--- START ---

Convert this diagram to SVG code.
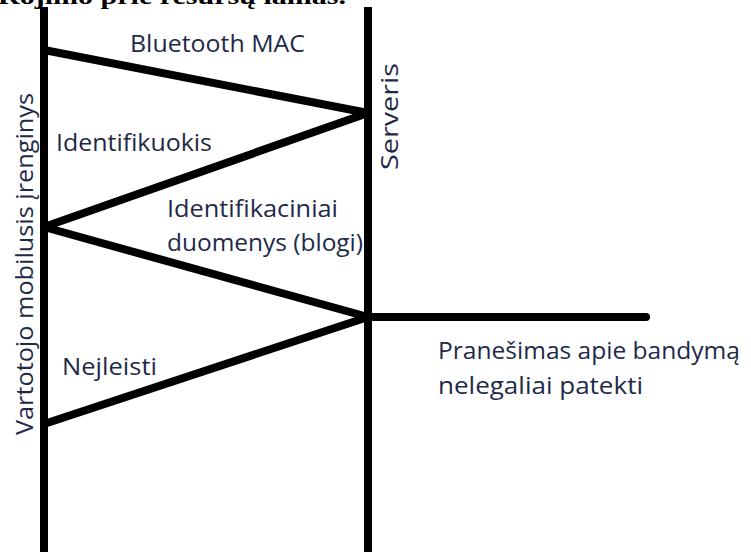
<svg xmlns="http://www.w3.org/2000/svg" width="751" height="552" viewBox="0 0 751 552">
  <style>
    .life { stroke: #000; stroke-width: 8; fill: none; }
    .msg { stroke: #000; stroke-width: 8; fill: none; stroke-linecap: round; stroke-linejoin: round; }
    .lbl { font-family: "Open Sans", "Liberation Sans", sans-serif; font-size: 23px; fill: #1e2a48; }
    .title { font-family: "Liberation Serif", serif; font-weight: bold; font-size: 23px; fill: #000; }
  </style>
  <rect width="751" height="552" fill="#fff"/>

  <!-- heading, partly above the top edge -->
  <text class="title" x="-2" y="4" textLength="348" lengthAdjust="spacingAndGlyphs">Rojimo prie resursų lamas.</text>

  <!-- lifeline: mobile device -->
  <g id="device">
    <line class="life" x1="44" y1="7" x2="44" y2="552"/>
    <text class="lbl" transform="translate(33 435) rotate(-90)" textLength="342" lengthAdjust="spacingAndGlyphs">Vartotojo mobilusis įrenginys</text>
  </g>

  <!-- lifeline: server -->
  <g id="server">
    <line class="life" x1="368" y1="7" x2="368" y2="552"/>
    <text class="lbl" transform="translate(398 170) rotate(-90)" textLength="107" lengthAdjust="spacingAndGlyphs">Serveris</text>
  </g>

  <!-- messages -->
  <g id="connectors">
    <polyline class="msg" points="44,50 368,113 44,227 368,317 44,424"/>
    <line class="msg" x1="368" y1="317" x2="646" y2="317"/>
  </g>

  <!-- message labels -->
  <g id="labels">
    <text class="lbl" x="130" y="52" textLength="175" lengthAdjust="spacingAndGlyphs">Bluetooth MAC</text>
    <text class="lbl" x="56" y="151" textLength="156" lengthAdjust="spacingAndGlyphs">Identifikuokis</text>
    <text class="lbl" x="167" y="217" textLength="171" lengthAdjust="spacingAndGlyphs">Identifikaciniai</text>
    <text class="lbl" x="167" y="251" textLength="196" lengthAdjust="spacingAndGlyphs">duomenys (blogi)</text>
    <text class="lbl" x="62" y="375" textLength="95" lengthAdjust="spacingAndGlyphs">Nejleisti</text>
    <text class="lbl" x="438" y="359" textLength="302" lengthAdjust="spacingAndGlyphs">Pranešimas apie bandymą</text>
    <text class="lbl" x="438" y="394" textLength="205" lengthAdjust="spacingAndGlyphs">nelegaliai patekti</text>
  </g>
</svg>
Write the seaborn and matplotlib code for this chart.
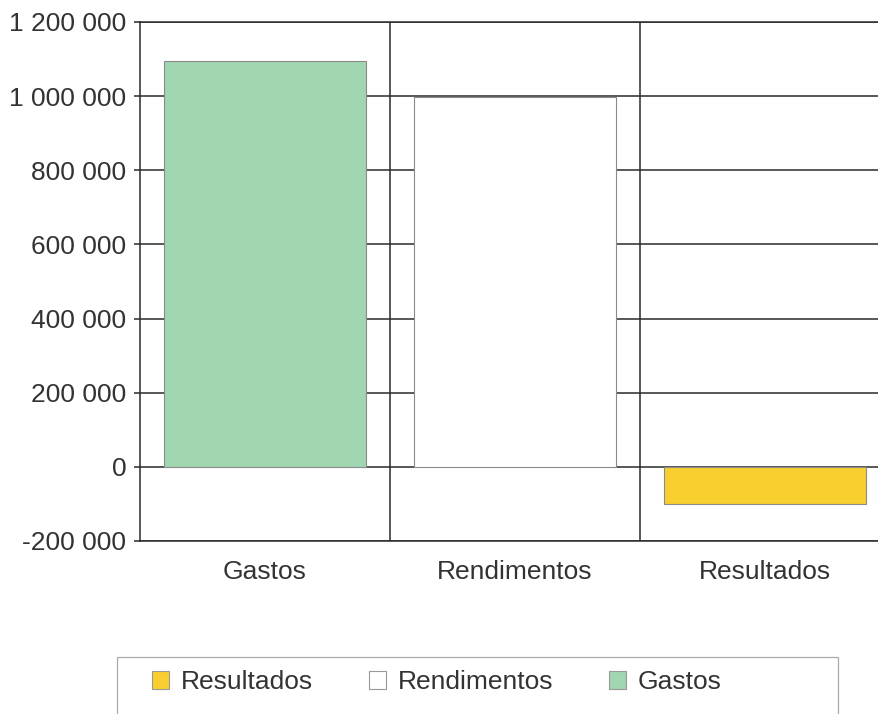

--- END ---

§ What the exercise asks: Set down the lines of the records above exactly, apart from the pictures.

§ Reply to the task:
Convert this diagram to SVG code.
<svg xmlns="http://www.w3.org/2000/svg" width="751" height="552" viewBox="0 0 751 552">
  <style>
    .life { stroke: #000; stroke-width: 8; fill: none; }
    .msg { stroke: #000; stroke-width: 8; fill: none; stroke-linecap: round; stroke-linejoin: round; }
    .lbl { font-family: "Open Sans", "Liberation Sans", sans-serif; font-size: 23px; fill: #1e2a48; }
    .title { font-family: "Liberation Serif", serif; font-weight: bold; font-size: 23px; fill: #000; }
  </style>
  <rect width="751" height="552" fill="#fff"/>

  <!-- heading, partly above the top edge -->
  <text class="title" x="-2" y="4" textLength="348" lengthAdjust="spacingAndGlyphs">Rojimo prie resursų lamas.</text>

  <!-- lifeline: mobile device -->
  <g id="device">
    <line class="life" x1="44" y1="7" x2="44" y2="552"/>
    <text class="lbl" transform="translate(33 435) rotate(-90)" textLength="342" lengthAdjust="spacingAndGlyphs">Vartotojo mobilusis įrenginys</text>
  </g>

  <!-- lifeline: server -->
  <g id="server">
    <line class="life" x1="368" y1="7" x2="368" y2="552"/>
    <text class="lbl" transform="translate(398 170) rotate(-90)" textLength="107" lengthAdjust="spacingAndGlyphs">Serveris</text>
  </g>

  <!-- messages -->
  <g id="connectors">
    <polyline class="msg" points="44,50 368,113 44,227 368,317 44,424"/>
    <line class="msg" x1="368" y1="317" x2="646" y2="317"/>
  </g>

  <!-- message labels -->
  <g id="labels">
    <text class="lbl" x="130" y="52" textLength="175" lengthAdjust="spacingAndGlyphs">Bluetooth MAC</text>
    <text class="lbl" x="56" y="151" textLength="156" lengthAdjust="spacingAndGlyphs">Identifikuokis</text>
    <text class="lbl" x="167" y="217" textLength="171" lengthAdjust="spacingAndGlyphs">Identifikaciniai</text>
    <text class="lbl" x="167" y="251" textLength="196" lengthAdjust="spacingAndGlyphs">duomenys (blogi)</text>
    <text class="lbl" x="62" y="375" textLength="95" lengthAdjust="spacingAndGlyphs">Nejleisti</text>
    <text class="lbl" x="438" y="359" textLength="302" lengthAdjust="spacingAndGlyphs">Pranešimas apie bandymą</text>
    <text class="lbl" x="438" y="394" textLength="205" lengthAdjust="spacingAndGlyphs">nelegaliai patekti</text>
  </g>
</svg>
Write the seaborn and matplotlib code for this chart.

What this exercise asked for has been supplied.